A first major application of the ruler segments (1) is as a measuring tool to measure one or more lengths, concurrently, in one to four directions, at 90 degree angles, around the centrally located center guide hole (3). A second major application of the ruler segments (1) is as a center gauge for determining the center of a square, circular, or a regular polygon with an even number of sides work surface (7), by aligning the edge of the work surface (7) to equal distances on all four calibrated ruler segments (1). A third major application of the ruler segments (1) is as a center gauge for determining the center of a rectangle or an ellipse, by arranging the edge of the work surface (7) to equal distances on each of the two opposing sets of calibrated ruler segments (1). A fourth major application of the ruler segments (1) is that each of the four ruler segments (1) may be used as a straight edge for drawing line segments. A fifth major application of the ruler segments (1) is to sketch out a desired square or rectangle on a flat work surface (7), as shown in FIGS. 16 and 17. The desired square or rectangle may be sketched by placing the Measuring Tool on the flat work surface (7) and draw a line segment (15) along each of the two adjacent ruler segments (1) at a desired distance from the origin or intersection point of said two adjacent ruler segments (1). Two intersecting line segments (15) are now drawn, and which have two end points. The Measuring Tool is now placed in a position such that two adjacent ruler segments (1) contact said two end points. A pencil tip (6) or the like, may now be used to sketch out the completed square or rectangle by drawing two more line segments (15) from the origin or intersection of the two adjacent ruler segments (1), to the end points of the of the right angle previously drawn, such that this second set of line segments (15) are of corresponding equal length to the first set of line segments drawn (15), as shown in FIGS. 16 and 17.

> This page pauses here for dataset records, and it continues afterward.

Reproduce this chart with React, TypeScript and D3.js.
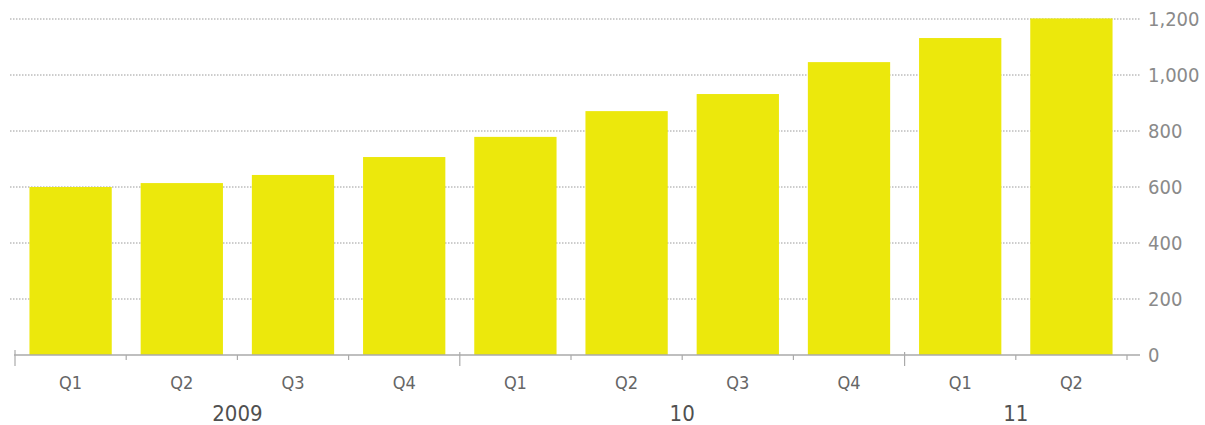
import React from "react";
import * as d3 from "d3";

const quarters = ["Q1", "Q2", "Q3", "Q4", "Q1", "Q2", "Q3", "Q4", "Q1", "Q2"];
const years = ["2009", "2009", "2009", "2009", "10", "10", "10", "10", "11", "11"];
const values = [600, 614, 643, 707, 779, 871, 932, 1046, 1132, 1202];
const yTicks = [0, 200, 400, 600, 800, 1000, 1200];
const yearLabels = ["2009", "10", "11"];

const W = 1205;
const H = 425;
const left = 15;
const right = 1127;
const top = 19;
const bottom = 355;
const font = "'DejaVu Sans Condensed', 'DejaVu Sans', sans-serif";

export default function App() {
  const keys = values.map((_, i) => String(i));
  const x = d3.scaleBand<string>().domain(keys).range([left, right]).paddingInner(0.26).paddingOuter(0.13);
  const y = d3.scaleLinear().domain([0, 1200]).range([bottom, top]);
  const boundary = (i: number) => left + i * ((right - left) / values.length);

  const yearGroups = yearLabels.map((yl) => {
    const idx = years.map((v, i) => (v === yl ? i : -1)).filter((i) => i >= 0);
    const a = boundary(idx[0]);
    const b = boundary(idx[idx.length - 1] + 1);
    return { label: yl, start: a, end: b, mid: (a + b) / 2 };
  });

  return (
    <svg width={W} height={H} style={{ display: "block", position: "absolute", left: 0, top: 0 }}>
      <rect x={0} y={0} width={W} height={H} fill="#fff" />
      {yTicks.filter((t) => t > 0).map((t) => (
        <line key={"g" + t} x1={10} x2={1140} y1={y(t)} y2={y(t)} stroke="#9a9a9a" strokeWidth={1} strokeDasharray="1.5,1.5" />
      ))}
      {values.map((v, i) => (
        <rect key={"b" + i} x={x(String(i))} y={y(v)} width={x.bandwidth()} height={bottom - y(v)} fill="#ECE80C" />
      ))}
      <line x1={14} x2={1140} y1={bottom} y2={bottom} stroke="#aaa" strokeWidth={1.5} />
      {d3.range(values.length + 1).map((i) => {
        const bx = boundary(i);
        const isYear = yearGroups.some((g) => Math.abs(g.start - bx) < 0.5);
        return (
          <line key={"t" + i} x1={bx} x2={bx} y1={isYear ? (i === 0 ? 350 : 352) : bottom} y2={isYear ? 366 : 360} stroke="#aaa" strokeWidth={1.2} />
        );
      })}
      {yTicks.map((t) => (
        <text key={"yl" + t} x={1148} y={y(t)} dy="0.35em" fontFamily={font} fontSize={20} fill="#8a8a8a">
          {d3.format(",")(t)}
        </text>
      ))}
      {quarters.map((q, i) => (
        <text key={"q" + i} x={(x(String(i)) as number) + x.bandwidth() / 2} y={389} textAnchor="middle" fontFamily={font} fontSize={18} fill="#666">
          {q}
        </text>
      ))}
      {yearGroups.map((g) => (
        <text key={"y" + g.label} x={g.mid} y={421} textAnchor="middle" fontFamily={font} fontSize={22} fill="#505050">
          {g.label}
        </text>
      ))}
    </svg>
  );
}
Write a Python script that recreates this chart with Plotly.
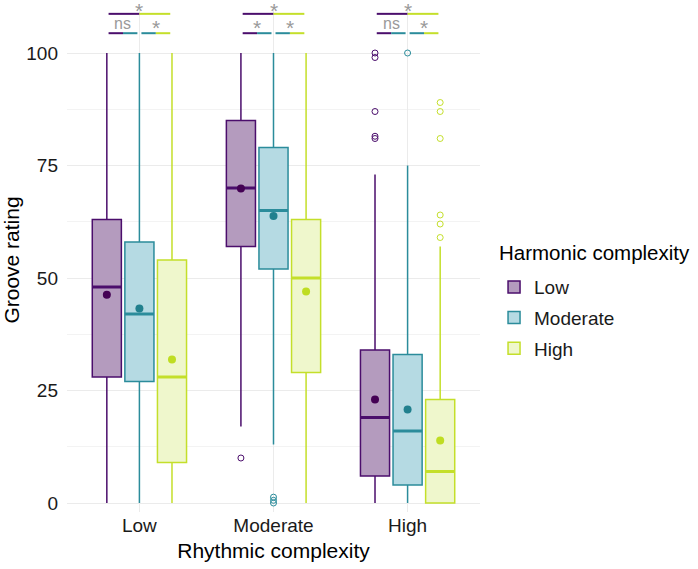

The simple embodiments of the Measuring Tool also may have a plurality of guide holes (3), that may be used for receiving a pencil tip (6) or the like, and used to draw a circle, by affixing the center hole (2) to the work surface (7), with a pin (16), thumb tack, nail, or similar means, and at the desired location of a circle's point of origin or center point, and then placing a pencil tip (6) in the desired guide hole (3) for the desired circle radius, as shown in FIG. 18. Then utilizing the center hole (2) as the axis of rotation, the Measuring Tool may be rotated 360 degrees or more, to draw a circle on a desired object or surface, as shown in FIG. 18. The simple embodiments of the Measuring Tool also may have a plurality of guide holes (3), that may be used for receiving a pencil tip (6) or the like, and used to draw a circle arc or constant curvature line segment, by affixing the center hole (2) with a pin, thumb tack, nail, or similar means, and at the location of the circle origin of said circle arc or curved line segment, and then placing a pencil tip (6) in the desired guide hole (3) for the desired circle arc. Then utilizing the center hole (2) as the axis of rotation, the Measuring Tool may be rotated the desired length of the circle arc, so that said pencil (6) marks off the arc from one end point to the other end point, to draw the desired circle arc on the desired object or surface, also as shown in FIG. 18.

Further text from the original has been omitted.